Respondent states that when the July 1, 1999 tax warrant was prepared it believed the retained surplus fell within the 2 percent limit. However, it concedes that on August 20, 1999, its auditors advised it that unexpended surplus funds in excess of 2 percent of the budget had been retained. Respondent also asserts that the surplus was properly applied to cover unbudgeted tax certiorari payments. While RPTL "1318(1) permits a board of education to retain additional unexpended operating funds when authorized to do so "under other sections of law," it does not authorize a board to retain such funds by informally deciding to apply them to unbudgeted expenditures.
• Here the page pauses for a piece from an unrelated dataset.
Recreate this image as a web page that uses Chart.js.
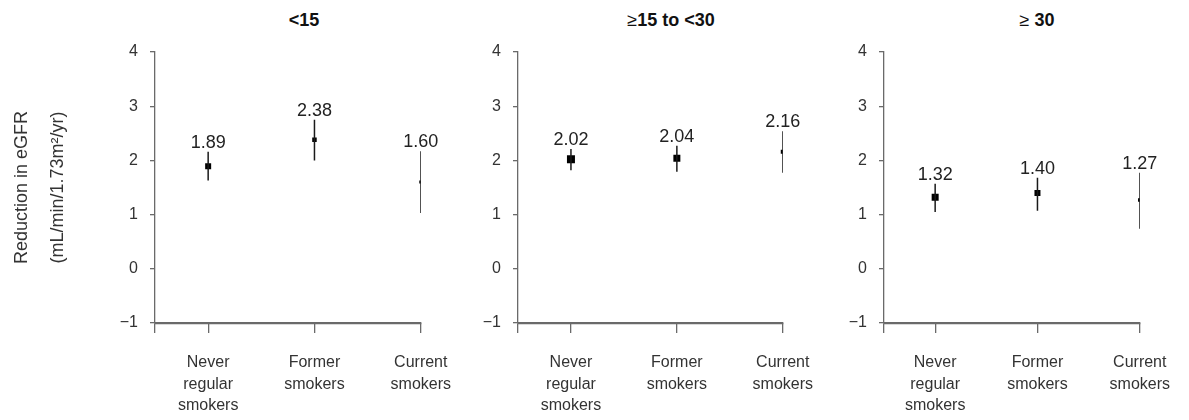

The authority to exceed the two percent limit on retaining unexpended funds applies only to reserve funds specifically authorized by law (Appeal of Schadtle, supra; Appeal of Simons, supra; Appeal of Clark,supra). The record does not establish that a properly authorized reserve fund was created in this case.

Respondent also failed to comply with the requirement in "1318 that "[t]he warrant of the collecting officer...shall state the amount of unexpended surplus funds in the custody of the board and shall further state that except as authorized or required by law, such unexpended surplus funds have been applied in determining the amount of the school tax levy." This language did not appear in the warrant dated July 1, 1999.


IT IS ORDERED that respondent henceforth fully comply with Real Property Tax Law "1318 and approve tax warrants in strict compliance with the statutory requirements.